The absurd, stranger-than-fiction story of the Kray brothers–the twin gangsters in 1960s London–is a fascinating tale that seems fittingly-appropriate for the big screen. There’s sex, scandal, murder, gangsters—all staples of any great crime film. But Brian Helgeland’s Legend, starring Tom Hardy as both twins, sets up an intriguing, brutal world that gets too focused on telling all of the greatest hits for it to have any drive of its own.
It’s an odd thing to have to review two different performances from the same actor in one movie. Tom Hardy visually nails both of the twins, Reggie and Ronald, with stunning accuracy. However, the two twins are vastly different. Reggie is more level-headed, he courts—and later marries—Frances (Emily Browning). In terms of character, Reggie is actually more of the challenge because he changes, grows, and falls throughout the film, allowing for a more interesting arc than that of Ronald, who remains violent, unpredictable, and characteristically static the whole film.
But perhaps it says more about how the character was written rather than Hardy, as he is a staunchly intriguing person—a violent, self-denying homosexual who also happens to be clinically insane. Yet having both on screen at the same time is executed well, resulting in fun scenes that up the ante on the little-used technique.
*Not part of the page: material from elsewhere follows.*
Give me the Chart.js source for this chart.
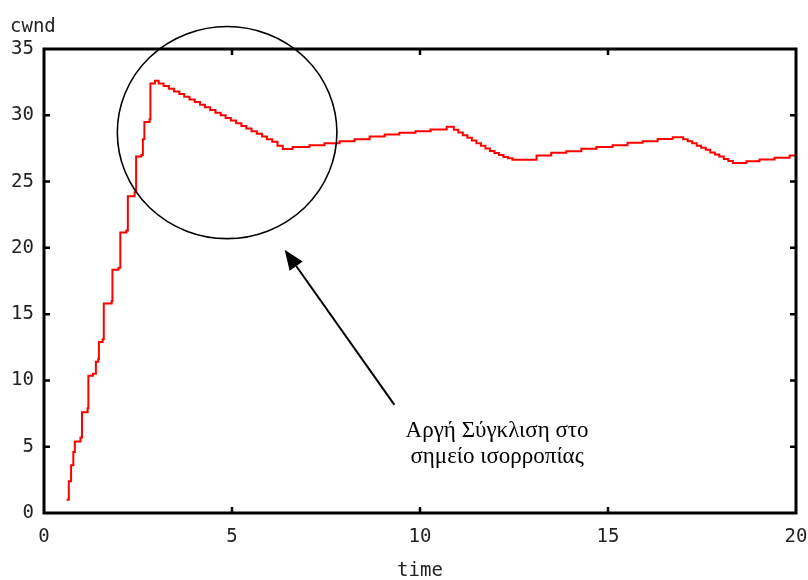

While Reggie is seen with Frances and getting the criminal empire going, Ronnie is messing everything up, causing tension between the two. Just in that sentence, I outlined four threads of storyline that Helgeland ((a veteran of crime films, as he wrote the classic L.A. confidential)) tries to wrangle into a fluid film, but as he tries to highlight each of them, we don’t get deep into the substance of the threads. What makes its focus even more confusing is a continuous narration from Frances, which in most cases would slate her as the main character or focal point of the film, but she isn’t. Nonetheless, Browning gives a solid performance as the conflicted lover struggling to find solace in having a gangster for a beau.
1960s London is brought meticulously to life, soon to be destroyed by Ronnie in scenes that are starkly violent as they seem to be going more for shock-value than substance. These scenes are sometimes fun, highlighting Ronnie’s violent, insane side, they offer little else. The rest of the cast thankfully delivers, keeping up with Hardy. With parts from David Thewlis, Taron Egerton, and Paul Bettany, they help take some of the spotlight from Hardy, but due to the films lack of focus, they often feel underdeveloped, simple plot devices and we do not receive any information about their lives after the events of the film during the closing moments.
Legend is not destined to be one of the great gangster films, though it tries hard to be. In what could have been a truly fine “double trouble” film, there seems to be more trouble than anything else. As Hardy outacts one of two roles, Helgeland cannot cope with this scale of a film this size as he lets numerous plots get the best of him as he tries to at least draw them together for clumsy conclusion.